__Do this__: Collect each line holding the string "that".

* Begin Given material *

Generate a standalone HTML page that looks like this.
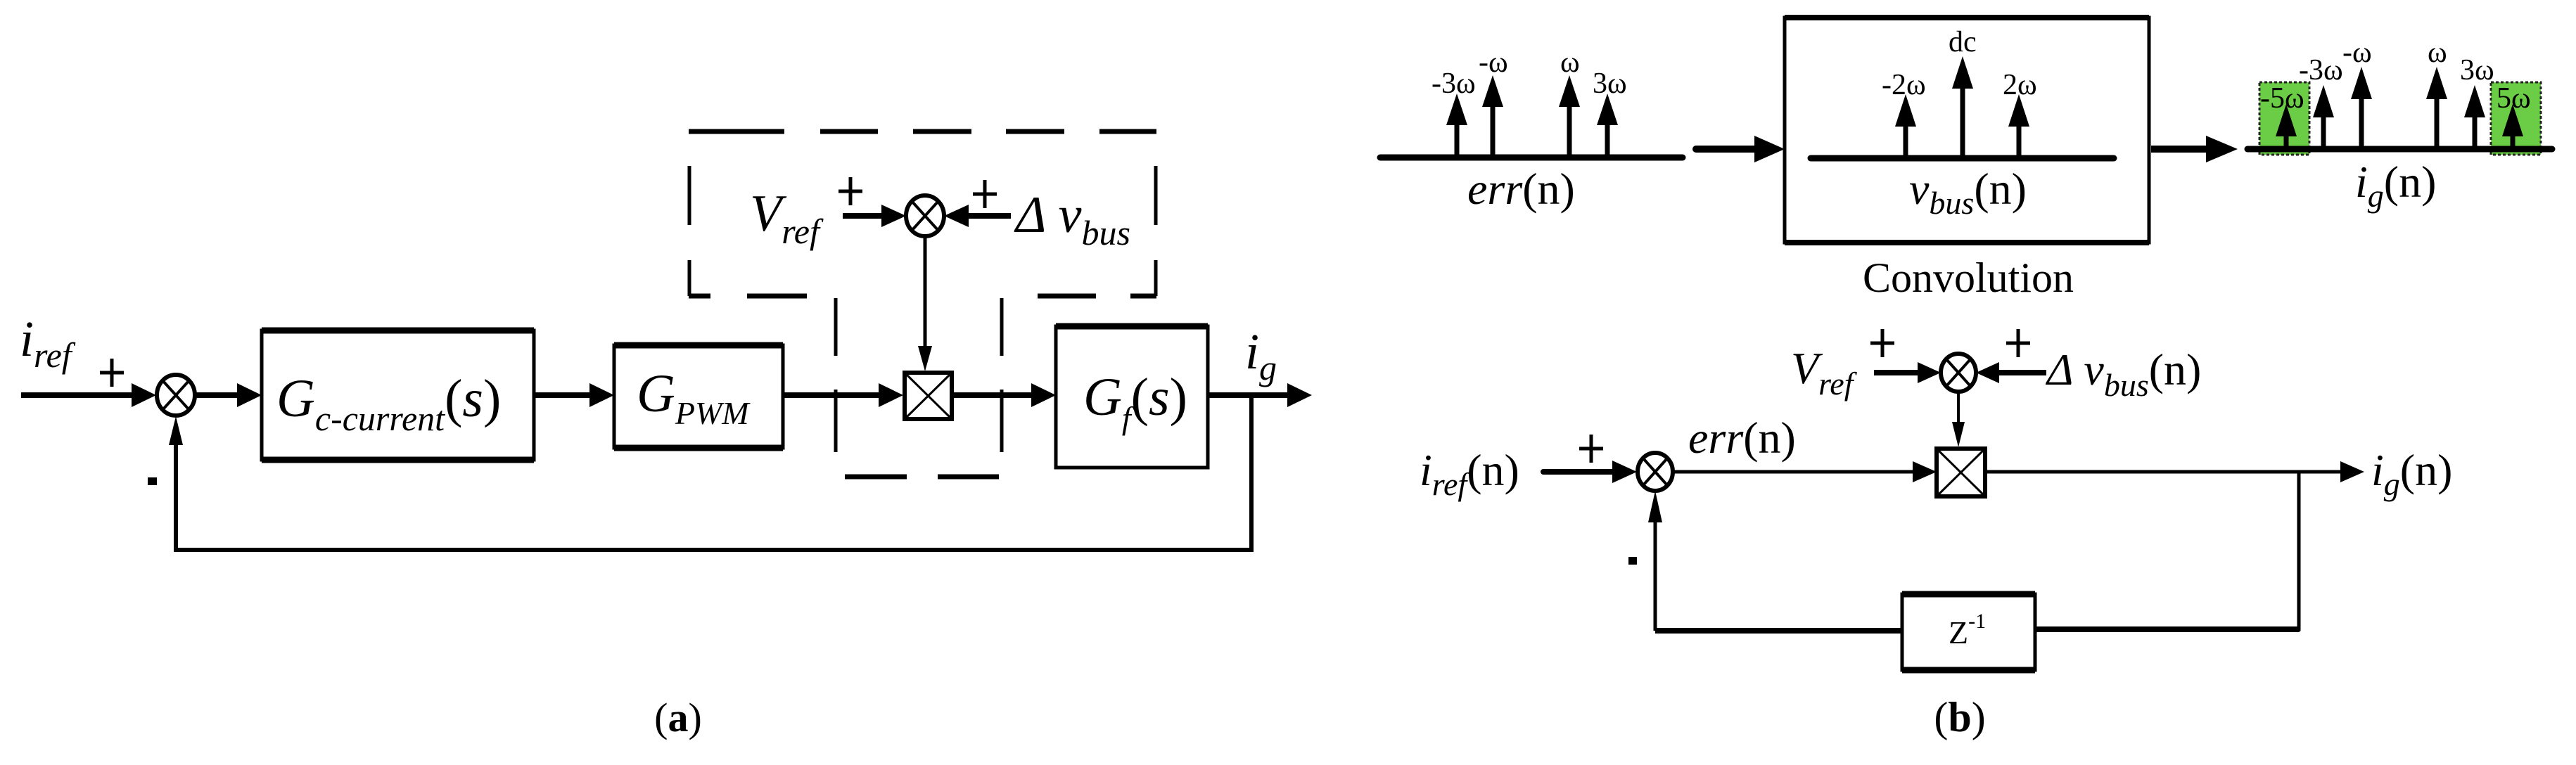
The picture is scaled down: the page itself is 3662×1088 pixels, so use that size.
<!DOCTYPE html>
<html><head><meta charset="utf-8"><style>
html,body{margin:0;padding:0;background:#fff}
svg{display:block}
text{font-family:"Liberation Serif","DejaVu Serif",serif;fill:#000}
.it{font-style:italic}
</style></head><body>
<svg width="3662" height="1088" viewBox="0 0 3662 1088" xmlns="http://www.w3.org/2000/svg" font-family="Liberation Serif, DejaVu Serif, serif">
<g stroke="#000" fill="none" stroke-width="6">
<!-- ===== Panel (a) ===== -->
<line x1="30" y1="562" x2="195" y2="562" stroke-width="8"/>
<polygon points="187,545 222,562 187,579" fill="#000" stroke="none"/>
<ellipse cx="250" cy="562" rx="27" ry="29"/>
<line x1="231" y1="541" x2="269" y2="583" stroke-width="4"/>
<line x1="269" y1="541" x2="231" y2="583" stroke-width="4"/>
<line x1="277" y1="562" x2="345" y2="562" stroke-width="8"/>
<polygon points="337,545 372,562 337,579" fill="#000" stroke="none"/>
<rect x="372" y="470" width="387" height="184" stroke-width="5"/>
<line x1="372" y1="470" x2="759" y2="470" stroke-width="9"/>
<line x1="372" y1="654" x2="759" y2="654" stroke-width="9"/>
<line x1="759" y1="562" x2="845" y2="562" stroke-width="8"/>
<polygon points="838,545 873,562 838,579" fill="#000" stroke="none"/>
<rect x="873" y="491" width="240" height="146" stroke-width="5"/>
<line x1="873" y1="491" x2="1113" y2="491" stroke-width="9"/>
<line x1="873" y1="637" x2="1113" y2="637" stroke-width="9"/>
<line x1="1113" y1="562" x2="1255" y2="562" stroke-width="8"/>
<polygon points="1249,545 1284,562 1249,579" fill="#000" stroke="none"/>
<rect x="1286" y="530" width="67" height="66" stroke-width="6"/>
<line x1="1288" y1="532" x2="1351" y2="594" stroke-width="3"/>
<line x1="1351" y1="532" x2="1288" y2="594" stroke-width="3"/>
<line x1="1355" y1="562" x2="1475" y2="562" stroke-width="8"/>
<polygon points="1466,545 1501,562 1466,579" fill="#000" stroke="none"/>
<rect x="1501" y="464" width="216" height="201" stroke-width="5"/>
<line x1="1501" y1="464" x2="1717" y2="464" stroke-width="9"/>
<line x1="1717" y1="562" x2="1838" y2="562" stroke-width="8"/>
<polygon points="1830,545 1865,562 1830,579" fill="#000" stroke="none"/>
<polyline points="1779,562 1779,782 250,782 250,625" stroke-width="6"/>
<polygon points="240,633 250,592 260,633" fill="#000" stroke="none"/>
<!-- small summer -->
<ellipse cx="1315" cy="307" rx="27" ry="29"/>
<line x1="1296" y1="286" x2="1334" y2="328" stroke-width="4"/>
<line x1="1334" y1="286" x2="1296" y2="328" stroke-width="4"/>
<line x1="1198" y1="307" x2="1262" y2="307" stroke-width="8"/>
<polygon points="1253,291 1288,307 1253,323" fill="#000" stroke="none"/>
<line x1="1437" y1="307" x2="1370" y2="307" stroke-width="8"/>
<polygon points="1377,291 1342,307 1377,323" fill="#000" stroke="none"/>
<line x1="1315" y1="336" x2="1315" y2="495" stroke-width="5"/>
<polygon points="1305,492 1315,528 1325,492" fill="#000" stroke="none"/>
<!-- dashed box -->
<g stroke-width="7">
<line x1="979" y1="187" x2="1115" y2="187"/>
<line x1="1166" y1="187" x2="1248" y2="187"/>
<line x1="1298" y1="187" x2="1381" y2="187"/>
<line x1="1430" y1="187" x2="1513" y2="187"/>
<line x1="1563" y1="187" x2="1644" y2="187"/>
<line x1="979" y1="421" x2="1010" y2="421"/>
<line x1="1062" y1="421" x2="1147" y2="421"/>
<line x1="1475" y1="421" x2="1558" y2="421"/>
<line x1="1607" y1="421" x2="1644" y2="421"/>
<line x1="1201" y1="678" x2="1289" y2="678"/>
<line x1="1333" y1="678" x2="1420" y2="678"/>
</g>
<g stroke-width="5">
<line x1="980" y1="236" x2="980" y2="320"/>
<line x1="980" y1="370" x2="980" y2="421"/>
<line x1="1643" y1="236" x2="1643" y2="320"/>
<line x1="1643" y1="370" x2="1643" y2="421"/>
<line x1="1188" y1="424" x2="1188" y2="506"/>
<line x1="1188" y1="554" x2="1188" y2="643"/>
<line x1="1424" y1="424" x2="1424" y2="506"/>
<line x1="1424" y1="554" x2="1424" y2="643"/>
</g>
<!-- plus signs a -->
<g stroke-width="5">
<line x1="142" y1="530" x2="176" y2="530"/><line x1="159" y1="510" x2="159" y2="550"/>
<line x1="1192" y1="272" x2="1226" y2="272"/><line x1="1209" y1="252" x2="1209" y2="292"/>
<line x1="1383" y1="276" x2="1417" y2="276"/><line x1="1400" y1="256" x2="1400" y2="296"/>
</g>
<!-- ===== Panel (b) top ===== -->
<line x1="1962" y1="224" x2="2392" y2="224" stroke-width="9" stroke-linecap="round"/>
<line x1="2411" y1="212" x2="2500" y2="212" stroke-width="10" stroke-linecap="round"/>
<polygon points="2494,193 2537,212 2494,231" fill="#000" stroke="none"/>
<rect x="2537" y="25" width="518" height="320" stroke-width="5"/>
<line x1="2537" y1="25" x2="3055" y2="25" stroke-width="8"/>
<line x1="2537" y1="345" x2="3055" y2="345" stroke-width="8"/>
<line x1="2574" y1="225" x2="3005" y2="225" stroke-width="9" stroke-linecap="round"/>
<line x1="3058" y1="212" x2="3140" y2="212" stroke-width="10"/>
<polygon points="3136,193 3181,212 3136,231" fill="#000" stroke="none"/>
<rect x="3212" y="117" width="71" height="103" fill="#6acd45" stroke="#222" stroke-width="3" stroke-dasharray="4,3"/>
<rect x="3541" y="117" width="71" height="103" fill="#6acd45" stroke="#222" stroke-width="3" stroke-dasharray="4,3"/>
<line x1="3195" y1="212" x2="3628" y2="212" stroke-width="9" stroke-linecap="round"/>
</g>
<!-- spikes -->
<g fill="#000" stroke="#000" stroke-width="7">
<!-- err -->
<line x1="2071" y1="224" x2="2071" y2="175"/><polygon points="2056,178 2071,133 2086,178" stroke="none"/>
<line x1="2122" y1="224" x2="2122" y2="150"/><polygon points="2107,152 2122,107 2137,152" stroke="none"/>
<line x1="2231" y1="224" x2="2231" y2="150"/><polygon points="2216,152 2231,107 2246,152" stroke="none"/>
<line x1="2285" y1="224" x2="2285" y2="175"/><polygon points="2270,178 2285,133 2300,178" stroke="none"/>
<!-- vbus -->
<line x1="2709" y1="225" x2="2709" y2="175"/><polygon points="2694,180 2709,134 2724,180" stroke="none"/>
<line x1="2790" y1="225" x2="2790" y2="120"/><polygon points="2775,126 2790,80 2805,126" stroke="none"/>
<line x1="2870" y1="225" x2="2870" y2="175"/><polygon points="2855,180 2870,134 2885,180" stroke="none"/>
<!-- ig -->
<line x1="3250" y1="212" x2="3250" y2="185"/><polygon points="3235,194 3250,148 3265,194" stroke="none"/>
<line x1="3303" y1="212" x2="3303" y2="160"/><polygon points="3288,167 3303,121 3318,167" stroke="none"/>
<line x1="3357" y1="212" x2="3357" y2="135"/><polygon points="3342,141 3357,95 3372,141" stroke="none"/>
<line x1="3464" y1="212" x2="3464" y2="135"/><polygon points="3449,141 3464,95 3479,141" stroke="none"/>
<line x1="3518" y1="212" x2="3518" y2="160"/><polygon points="3503,167 3518,121 3533,167" stroke="none"/>
<line x1="3572" y1="212" x2="3572" y2="185"/><polygon points="3557,194 3572,148 3587,194" stroke="none"/>
</g>
<!-- ===== Panel (b) bottom ===== -->
<g stroke="#000" fill="none" stroke-width="6">
<ellipse cx="2784" cy="530" rx="25" ry="27"/>
<line x1="2767" y1="511" x2="2801" y2="549" stroke-width="4"/>
<line x1="2801" y1="511" x2="2767" y2="549" stroke-width="4"/>
<line x1="2664" y1="530" x2="2735" y2="530" stroke-width="8"/>
<polygon points="2726,515 2759,530 2726,545" fill="#000" stroke="none"/>
<line x1="2909" y1="530" x2="2835" y2="530" stroke-width="8"/>
<polygon points="2842,515 2809,530 2842,545" fill="#000" stroke="none"/>
<line x1="2784" y1="557" x2="2784" y2="605" stroke-width="4"/>
<polygon points="2775,600 2784,636 2793,600" fill="#000" stroke="none"/>
<rect x="2753" y="638" width="69" height="68" stroke-width="6"/>
<line x1="2756" y1="641" x2="2819" y2="703" stroke-width="3"/>
<line x1="2819" y1="641" x2="2756" y2="703" stroke-width="3"/>
<line x1="2194" y1="671" x2="2300" y2="671" stroke-width="8" stroke-linecap="round"/>
<polygon points="2292,655 2327,671 2292,687" fill="#000" stroke="none"/>
<ellipse cx="2353" cy="671" rx="25" ry="27"/>
<line x1="2336" y1="652" x2="2370" y2="690" stroke-width="4"/>
<line x1="2370" y1="652" x2="2336" y2="690" stroke-width="4"/>
<line x1="2379" y1="671" x2="2725" y2="671" stroke-width="5"/>
<polygon points="2719,656 2753,671 2719,686" fill="#000" stroke="none"/>
<line x1="2822" y1="671" x2="3330" y2="671" stroke-width="5"/>
<polygon points="3327,656 3361,671 3327,686" fill="#000" stroke="none"/>
<polyline points="3268,671 3268,895 2893,895" stroke-width="5"/>
<line x1="2893" y1="895" x2="3269" y2="895" stroke-width="8"/>
<line x1="2704" y1="897" x2="2353" y2="897" stroke-width="8"/>
<line x1="2353" y1="897" x2="2353" y2="740" stroke-width="5"/>
<polygon points="2343,743 2353,698 2363,743" fill="#000" stroke="none"/>
<rect x="2704" y="845" width="189" height="108" stroke-width="5"/>
<line x1="2704" y1="845" x2="2893" y2="845" stroke-width="9"/>
<line x1="2704" y1="953" x2="2893" y2="953" stroke-width="9"/>
<g stroke-width="5">
<line x1="2659" y1="488" x2="2693" y2="488"/><line x1="2676" y1="468" x2="2676" y2="508"/>
<line x1="2852" y1="488" x2="2886" y2="488"/><line x1="2869" y1="468" x2="2869" y2="508"/>
<line x1="2245" y1="638" x2="2279" y2="638"/><line x1="2262" y1="618" x2="2262" y2="658"/>
</g>
</g>
<rect x="210" y="679" width="13" height="11" fill="#000"/>
<rect x="2315" y="792" width="12" height="11" fill="#000"/>

<!-- ===== Text (a) ===== -->
<text x="28" y="506" font-size="72" class="it">i<tspan font-size="50" dy="16">ref</tspan></text>
<text x="393" y="592" font-size="76" class="it">G<tspan font-size="50" dy="20">c-current</tspan><tspan font-size="76" dy="-20" font-style="normal">(</tspan>s<tspan font-style="normal">)</tspan></text>
<text x="905" y="585" font-size="76" class="it">G<tspan font-size="46" dy="18">PWM</tspan></text>
<text x="1540" y="590" font-size="76" class="it">G<tspan font-size="46" dy="20">f</tspan><tspan font-size="76" dy="-20" font-style="normal">(</tspan>s<tspan font-style="normal">)</tspan></text>
<text x="1770" y="524" font-size="72" class="it">i<tspan font-size="50" dy="16">g</tspan></text>
<text x="1066" y="328" font-size="74" class="it">V<tspan font-size="50" dy="18">ref</tspan></text>
<text x="1444" y="330" font-size="74" class="it">Δ v<tspan font-size="50" dy="18">bus</tspan></text>
<text x="964" y="1040" font-size="58" text-anchor="middle">(<tspan font-weight="bold">a</tspan>)</text>

<!-- ===== Text (b) top ===== -->
<g font-size="42">
<text x="2035" y="132">-3ω</text>
<text x="2102" y="102">-ω</text>
<text x="2218" y="102">ω</text>
<text x="2264" y="132">3ω</text>
<text x="2675" y="134">-2ω</text>
<text x="2770" y="73">dc</text>
<text x="2847" y="134">2ω</text>
<text x="3213" y="153">-5ω</text>
<text x="3268" y="113">-3ω</text>
<text x="3330" y="88">-ω</text>
<text x="3451" y="88">ω</text>
<text x="3497" y="113">3ω</text>
<text x="3549" y="153">5ω</text>
</g>
<text x="2086" y="290" font-size="64"><tspan class="it">err</tspan>(n)</text>
<text x="2714" y="290" font-size="64"><tspan class="it">v</tspan><tspan class="it" font-size="46" dy="14">bus</tspan><tspan dy="-14">(n)</tspan></text>
<text x="3348" y="280" font-size="64"><tspan class="it">i</tspan><tspan class="it" font-size="46" dy="14">g</tspan><tspan dy="-14">(n)</tspan></text>
<text x="2798" y="415" font-size="60" text-anchor="middle">Convolution</text>

<!-- ===== Text (b) bottom ===== -->
<text x="2546" y="545" font-size="64" class="it">V<tspan font-size="46" dy="16">ref</tspan></text>
<text x="2910" y="547" font-size="64"><tspan class="it">Δ v</tspan><tspan class="it" font-size="46" dy="16">bus</tspan><tspan dy="-16">(n)</tspan></text>
<text x="2018" y="690" font-size="64"><tspan class="it">i</tspan><tspan class="it" font-size="46" dy="14">ref</tspan><tspan dy="-14">(n)</tspan></text>
<text x="2400" y="644" font-size="64"><tspan class="it">err</tspan>(n)</text>
<text x="3371" y="690" font-size="64"><tspan class="it">i</tspan><tspan class="it" font-size="46" dy="14">g</tspan><tspan dy="-14">(n)</tspan></text>
<text x="2770" y="915" font-size="46">Z<tspan font-size="30" dy="-22">-1</tspan></text>
<text x="2786" y="1040" font-size="60" text-anchor="middle">(<tspan font-weight="bold">b</tspan>)</text>
</svg>
</body></html>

* End Given material *

__Result below__:
Generate a standalone HTML page that looks like this.
The picture is scaled down: the page itself is 3662×1088 pixels, so use that size.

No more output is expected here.